An abstract class defines data (fields) and member functions but may not, itself, be instantiated. Usually, some of the methods of an abstract class are abstract and expected to be supplied by a sub-class, but some of the methods are defined.  Unless they are final, they can be overridden, and they can always be overloaded. Private parts of an abstract super class, for example, data, are not available to a subclass, so access methods (public or protected) must be used by the subclass. An abstract superclass is “extended” by a subclass. A given subclass may only extend one super-class, but a super-class may extend another super-class, in a hierarchy. (This avoids the complexities/difficulties of multiple inheritance in C++)

An interface is a proper subset of an abstract class, but has a different scope and use. An interface has ONLY abstract member functions and static, final, fields, aka constants. Any subclass has to provide all the variable fields and code which implements an interface. The implementing class cannot override the interface’s member signatures – the signatures are what the interface *is*. It is possible to overload an interface’s signatures, adding or subtracting variables, changing return or variable types, but the overloads do not satisfy the requirements of the interface. The implementing class(s) must contain actual member functions to satisfy all of the signatures in the interface, because there is no default, no code in the interface.  As used above, a given class ‘implements’ an interface, it does not ‘extend’ it. These limitations to an interface allow a given class to implement more than one, which retains most of the utility of multiple inheritance without, as it were, opening Plethora’s bag. (grin)

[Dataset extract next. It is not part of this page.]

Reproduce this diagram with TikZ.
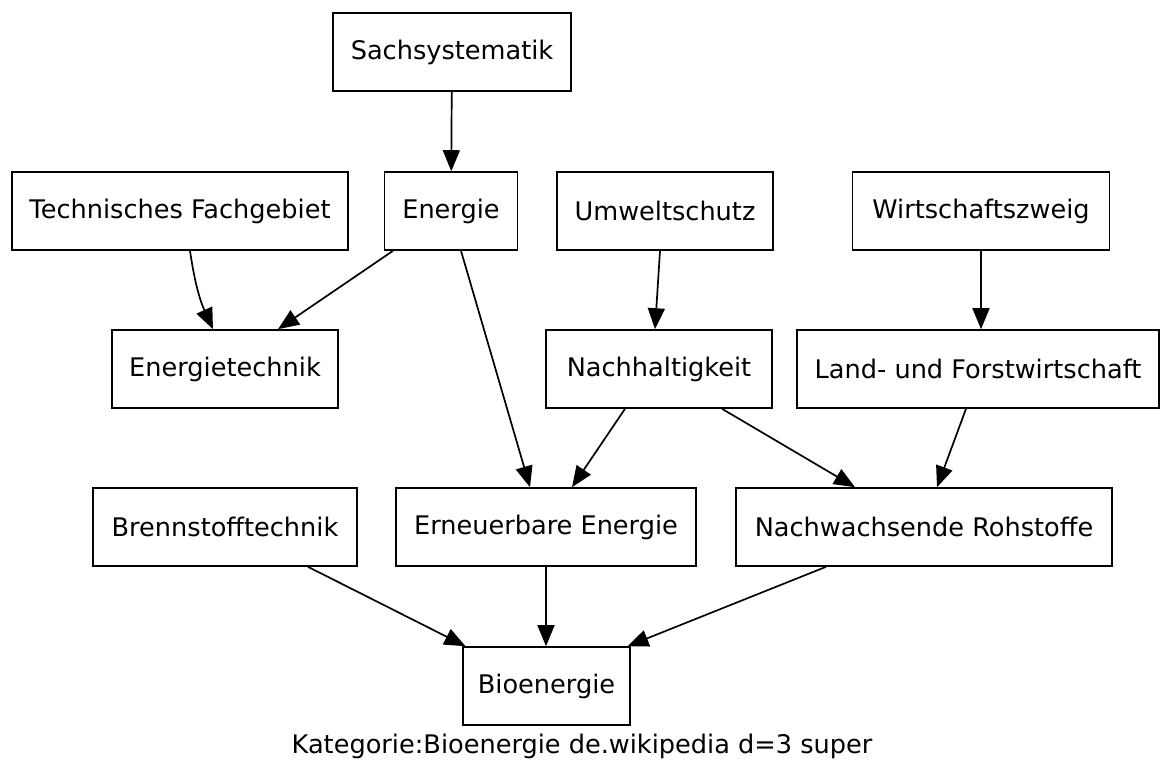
\documentclass[tikz,border=0pt]{standalone}
\usepackage{fontspec}
\setmainfont{DejaVu Sans}
\usetikzlibrary{positioning,arrows.meta}

\begin{document}
\begin{tikzpicture}[x=1pt,y=1pt,
	cat/.style={draw,line width=1.6pt,minimum height=78pt,inner sep=2pt,font=\fontsize{25.6}{30}\selectfont},
	link/.style={line width=1.7pt,-{Triangle[length=21pt,width=17pt]}}]
	\useasboundingbox (0,0) rectangle (1161,-764);
	% top rows
	\node[cat,minimum width=238pt] (sach) at (452,-52) {Sachsystematik};
	\node[cat,minimum width=336pt] (tech) at (180,-211) {Technisches Fachgebiet};
	\node[cat,minimum width=133pt] (energie) at (451,-211) {Energie};
	\node[cat,minimum width=216pt] (umwelt) at (665,-211) {Umweltschutz};
	\node[cat,minimum width=257pt] (wirt) at (981,-211) {Wirtschaftszweig};
	\node[cat,minimum width=226pt] (etech) at (225,-369) {Energietechnik};
	\node[cat,minimum width=226pt] (nach) at (659,-369) {Nachhaltigkeit};
	\node[cat,minimum width=362pt] (land) at (978,-369) {Land- und Forstwirtschaft};
	\node[cat,minimum width=264pt] (brenn) at (225,-527) {Brennstofftechnik};
	\node[cat,minimum width=300pt] (erneu) at (546,-527) {Erneuerbare Energie};
	\node[cat,minimum width=376pt] (nawa) at (924,-527) {Nachwachsende Rohstoffe};
	\node[cat,minimum width=167pt] (bio) at (546.5,-686) {Bioenergie};
	\node[font=\fontsize{25.6}{30}\selectfont] (caption) at (582,-746) {Kategorie:Bioenergie de.wikipedia d=3 super};
	% edges
	\draw[link] (sach) -- (energie);
	\draw[link] ([xshift=10pt]tech.south) to[bend right=8] ([xshift=-12pt]etech.north);
	\draw[link] ([xshift=-58pt]energie.south) -- ([xshift=53pt]etech.north);
	\draw[link] ([xshift=10pt]energie.south) -- ([xshift=-16pt]erneu.north);
	\draw[link] ([xshift=-5pt]umwelt.south) -- ([xshift=-4pt]nach.north);
	\draw[link] (wirt.south) -- (land.north -| wirt.south);
	\draw[link] ([xshift=-34pt]nach.south) -- ([xshift=26pt]erneu.north);
	\draw[link] ([xshift=63pt]nach.south) -- ([xshift=-69pt]nawa.north);
	\draw[link] ([xshift=-12pt]land.south) -- ([xshift=13pt]nawa.north);
	\draw[link] ([xshift=83pt]brenn.south) -- ([xshift=-81pt]bio.north);
	\draw[link] (erneu.south) -- (bio.north -| erneu.south);
	\draw[link] ([xshift=-98pt]nawa.south) -- ([xshift=81pt]bio.north);
\end{tikzpicture}
\end{document}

For example: In Java, Prussia can extend (“be a”) one of the super-classes, Holy, Roman or  Empire, but only one. Prussia can implement the other two as interfaces with methods and fields uniquely its own. If Prussia is to be Holy, be Roman and be an Empire, the strictly hierarchical relationship of those three super-classes has to be worked out separately and in detail, in advance. I can only imagine Herr von Bismark would approve.

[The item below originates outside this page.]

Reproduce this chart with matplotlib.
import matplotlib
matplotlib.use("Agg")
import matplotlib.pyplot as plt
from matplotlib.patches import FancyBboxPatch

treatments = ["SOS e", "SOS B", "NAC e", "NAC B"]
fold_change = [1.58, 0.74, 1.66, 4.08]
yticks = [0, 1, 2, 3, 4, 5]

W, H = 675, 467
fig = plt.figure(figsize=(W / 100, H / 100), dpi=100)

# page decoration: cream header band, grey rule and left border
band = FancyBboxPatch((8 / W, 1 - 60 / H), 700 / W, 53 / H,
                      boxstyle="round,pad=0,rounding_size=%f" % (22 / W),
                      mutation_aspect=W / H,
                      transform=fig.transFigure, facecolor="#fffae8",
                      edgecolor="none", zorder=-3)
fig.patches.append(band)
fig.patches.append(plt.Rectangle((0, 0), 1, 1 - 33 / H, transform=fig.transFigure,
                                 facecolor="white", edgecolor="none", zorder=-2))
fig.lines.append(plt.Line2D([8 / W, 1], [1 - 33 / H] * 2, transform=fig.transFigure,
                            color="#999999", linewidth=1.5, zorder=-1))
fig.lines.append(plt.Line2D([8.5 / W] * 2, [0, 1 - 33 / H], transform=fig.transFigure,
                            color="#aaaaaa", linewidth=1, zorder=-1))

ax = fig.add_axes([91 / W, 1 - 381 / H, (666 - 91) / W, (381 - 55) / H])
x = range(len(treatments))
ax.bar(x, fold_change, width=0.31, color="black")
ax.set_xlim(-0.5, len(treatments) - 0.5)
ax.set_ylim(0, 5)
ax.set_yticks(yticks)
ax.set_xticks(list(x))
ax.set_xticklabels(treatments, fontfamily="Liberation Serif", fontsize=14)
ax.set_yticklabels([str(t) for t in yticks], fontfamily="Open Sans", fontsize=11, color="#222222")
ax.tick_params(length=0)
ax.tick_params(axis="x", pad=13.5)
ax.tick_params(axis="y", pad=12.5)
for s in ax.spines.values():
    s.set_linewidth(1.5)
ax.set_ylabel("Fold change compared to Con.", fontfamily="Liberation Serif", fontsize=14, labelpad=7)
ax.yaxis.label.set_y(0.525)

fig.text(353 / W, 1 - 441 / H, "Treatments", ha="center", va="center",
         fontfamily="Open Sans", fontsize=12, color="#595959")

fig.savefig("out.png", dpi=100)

Do I need to upgrade my fuel pressure regulator, for Euro/Asian “tuner” cars?


I saw this on Flickr and couldn’t stop myself from replying.

POTD - Do I need a fuel pressure regulator?


POTD – Do I need a fuel pressure regulator?

Do you really need an aftermarket fuel pressure regulator?

We see people fitting these when they really could save their money. That is not to say they don’t have an important place, but often the stock regulator will be up to the task. To give you some perspective, we have seen 500 kW at the wheels from an EVO 9 that still uses the factory FPR!

STM | Speedtech Motorsport Ltd
Performance Vehicle Specialists
www.speedtechnz.com/

Nice picture, clear thought. I’m most familiar with the VW/Bosch set-up, with three pipes at the fuel tank. Supply pipe (1) goes from the tank to the pump, pump output goes to the regulator, bypassed fuel from the regulator goes back to the tank (2), unused fuel from the injector rail(s) go back to the tank (3).

Therefore the pump is moving buckets more fuel than is being used, all of which flows through the pressure regulator. Also, the filter is filtering the fuel over and over. So the size of all the fuel system components upstream of the injector spritzers is much larger than the volume of fuel consumed would require. Compare to an engine oil-pump, where its more about volume, not the precise pressure at the furthest point. Thrashing the oil through the oil pump consumes a modest amount of engine power, at idle, but the engine’s speed range varies by a factor of 5 to 10, so you have to do something to limit pressure at the high end, or live with pretty low pressure at the low end. Nothing is perfect and its all tradeoffs.

The fuel injection system varies the time(s) the injector spritzer is on, and constant pressure with variable timing make variable, controllable, fuel volume. For perfect combustion, you want to regulate the weight of fuel (number of molecules) to match weight of oxygen in the air (number of molecules). That’s why the injection system air-sensors are “mass sensors” and not *volume* sensors. A modern engine’s computer probably makes a density correction for fuel temperature.

The wholesalers who sell gasoline to your neighborhood station do a temperature correction when they fill the station’s tanks, because they charge a fixed price per weight of fuel. Volume is easy to measure, but the energy in the fuel is a direct function of weight. All the “barrels” of crude oil and refined products are interpreted as being at a standard temperature. Only the unwashed and uneducated end user pays money for fuel by volume. And that’s why the British Thermal Unit (BTU) is the amount of energy it takes to change the temperature of a *weight* of water (1 lb) by 1 degree F (59.5 to 60.5). And Air Conditioners are specified by “Tons”, which refers to the cooling power of a weight of ice over a 24 hour period. But I digress.

So, bottom line, you need a fuel pressure regulator and it needs to be big enough to accept the flow rate from your fuel pump. They work as pair, providing a variable volume of fuel at a constant pressure. Note that the volume/time varies directly by engine speed – make the engine go 5 times faster? You’ll need 5 times as much fuel. 10 times faster? (Honda S2000, 9000 rpm?) 10 times as much fuel. HOWEVER. The fuel consumed is not only less than the pump and regulator handle, its less than the regulator sends to the injectors. Because the point where the constant pressure matters is where the injectors plug into the fuel rail(s).

So, just as the pump has to move more fuel through the filter and regulator to make the desired volume at the regulated pressure, the regulated pressure side of the system has more fuel flowing through it than it actually sprays into the engine at any given time.

If you make 3 or 4 times stock output power, thus flowing at least 3 or 4 times the weight of fuel and oxygen through the engine, you might start to need a bigger fuel pump, and regulator, and rails, and injectors. Unless the extra oxygen comes from NOx, or an oxygen tank, a 4X increase in power probably means a turbo or mechanical supercharger. Porting, polishing, blueprint balancing, big valves, savage cams, even higher compression pistons are likely to work just fine with the stock fuel pump and regulator. And if you upgrade to a larger volume regulator, you’re wasting your money unless you upgrade the pump and filter, and possibly the hose size as well.